William Penn was born to the English gentry and became a Quaker convert at a young age. In 1681, King Charles II granted Penn an enormous tract of land north of Maryland and west of the Delaware River. This land, which became Pennsylvania, was one of the most fertile regions along the Atlantic coast. Under Penn’s leadership, Pennsylvania was marked by diversity, prosperity, and fair dealings with the Indians. In addition, its citizens enjoyed many basic rights, including freedom of religion, a legislative assembly, and trial by jury. This essay, composed prior to Penn’s settlement in Pennsylvania, reveals some of his revolutionary democratic ideas concerning government.

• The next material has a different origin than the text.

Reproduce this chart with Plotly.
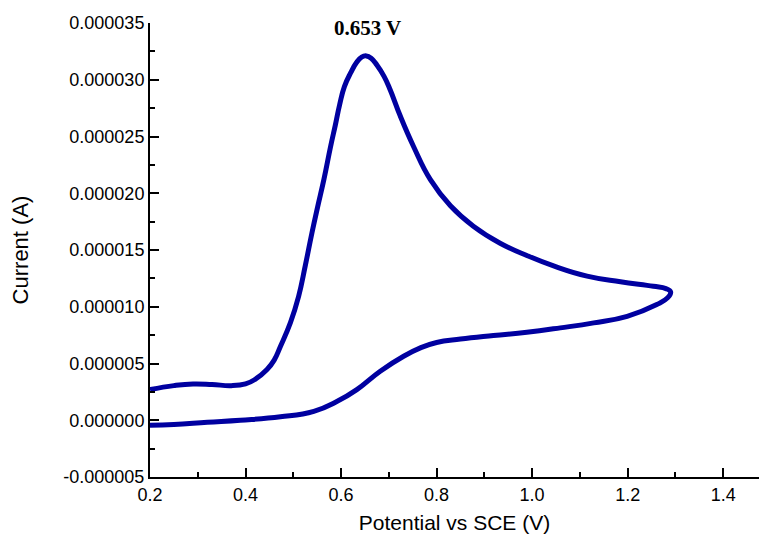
import plotly.graph_objects as go

# Forward (anodic) scan, potential in V vs SCE and current in microamps
e_forward = [0.200, 0.250, 0.290, 0.330, 0.370, 0.400, 0.420, 0.445, 0.460, 0.473,
             0.494, 0.511, 0.525, 0.539, 0.551, 0.564, 0.578, 0.588, 0.597, 0.607,
             0.620, 0.632, 0.643, 0.653, 0.663, 0.675, 0.690, 0.703, 0.724, 0.752,
             0.787, 0.829, 0.877, 0.933, 0.990, 1.045, 1.115, 1.185, 1.254, 1.280,
             1.290]
i_forward = [2.70, 3.05, 3.20, 3.15, 3.05, 3.20, 3.60, 4.47, 5.30, 6.50,
             8.60, 10.9, 13.6, 16.5, 18.8, 21.2, 24.1, 26.0, 27.8, 29.4,
             30.6, 31.5, 32.0, 32.1, 31.9, 31.3, 30.3, 29.1, 26.8, 24.1,
             21.2, 18.9, 17.1, 15.6, 14.5, 13.6, 12.7, 12.2, 11.8, 11.6,
             11.3]

# Reverse (cathodic) scan back to the starting potential
e_reverse = [1.284, 1.261, 1.199, 1.129, 1.059, 0.989, 0.919, 0.850, 0.800, 0.766,
             0.731, 0.682, 0.633, 0.592, 0.543, 0.473, 0.389, 0.320, 0.250, 0.200]
i_reverse = [10.8, 10.2, 9.16, 8.58, 8.14, 7.75, 7.46, 7.15, 6.85, 6.38,
             5.64, 4.32, 2.70, 1.67, 0.79, 0.30, 0.00, -0.18, -0.38, -0.45]

peak_potential = 0.653
peak_label = "0.653 V"

potential = e_forward + e_reverse
current = [v * 1e-6 for v in i_forward + i_reverse]
peak_current = max(current)

x_ticks = [0.2, 0.4, 0.6, 0.8, 1.0, 1.2, 1.4]
y_ticks = [-5e-6, 0, 5e-6, 10e-6, 15e-6, 20e-6, 25e-6, 30e-6, 35e-6]

fig = go.Figure()
fig.add_trace(go.Scatter(
    x=potential, y=current, mode="lines",
    line=dict(color="#0000a0", width=5, shape="spline", smoothing=1.3),
    showlegend=False, hoverinfo="skip",
))

fig.add_annotation(
    x=peak_potential, y=peak_current, yshift=28, xshift=1,
    text="<b>" + peak_label + "</b>", showarrow=False,
    font=dict(family="Liberation Serif", size=21, color="black"),
)

axis_font = dict(family="Liberation Sans", size=18, color="black")
title_font = dict(family="Liberation Sans", size=21, color="black")

fig.update_xaxes(
    range=[0.2, 1.475], tickvals=x_ticks, ticktext=[f"{v:.1f}" for v in x_ticks],
    ticks="inside", ticklen=9, tickwidth=2, tickcolor="black",
    minor=dict(dtick=0.1, tick0=0.2, ticks="inside", ticklen=5, tickwidth=2, tickcolor="black"),
    showline=True, linecolor="black", linewidth=2, showgrid=False, zeroline=False,
    tickfont=axis_font,
    title=dict(text="Potential vs SCE (V)", font=title_font, standoff=12),
)
fig.update_yaxes(
    range=[-5e-6, 35e-6], tickvals=y_ticks, ticktext=[f"{v:.6f}" for v in y_ticks],
    ticks="inside", ticklen=9, tickwidth=2, tickcolor="black",
    minor=dict(dtick=2.5e-6, tick0=0, ticks="inside", ticklen=5, tickwidth=2, tickcolor="black"),
    showline=True, linecolor="black", linewidth=2, showgrid=False, zeroline=False,
    tickfont=axis_font,
    title=dict(text="Current (A)", font=dict(family="Liberation Sans", size=22, color="black"), standoff=29),
)

fig.update_layout(
    width=759, height=540,
    margin=dict(l=150, r=0, t=23, b=63),
    plot_bgcolor="white", paper_bgcolor="white",
)

fig.write_html("out.html")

For particular frames and models [of government] it will become me to say little. . . . My reasons are: First, that the age is too nice and difficult for it, there being nothing the wits of men are more busy and divided upon. . . .
Secondly, I do not find a model in the world that time, place, and some singular emergencies have not necessarily altered; nor is it easy to frame a civil government that shall serve all places alike.
Thirdly, I know what is said by the several admirers of monarchy, aristocracy, and democracy, which are the rule of one, a few, and many, and are the three common ideas of government when men discourse on that subject. But I choose to solve the controversy with this small distinction, and it belongs to all three: any government is free to the people under it (whatever to be the frame) where the laws rule, and the people are a party to those laws; and more than this is tyranny, oligarchy, and confusion.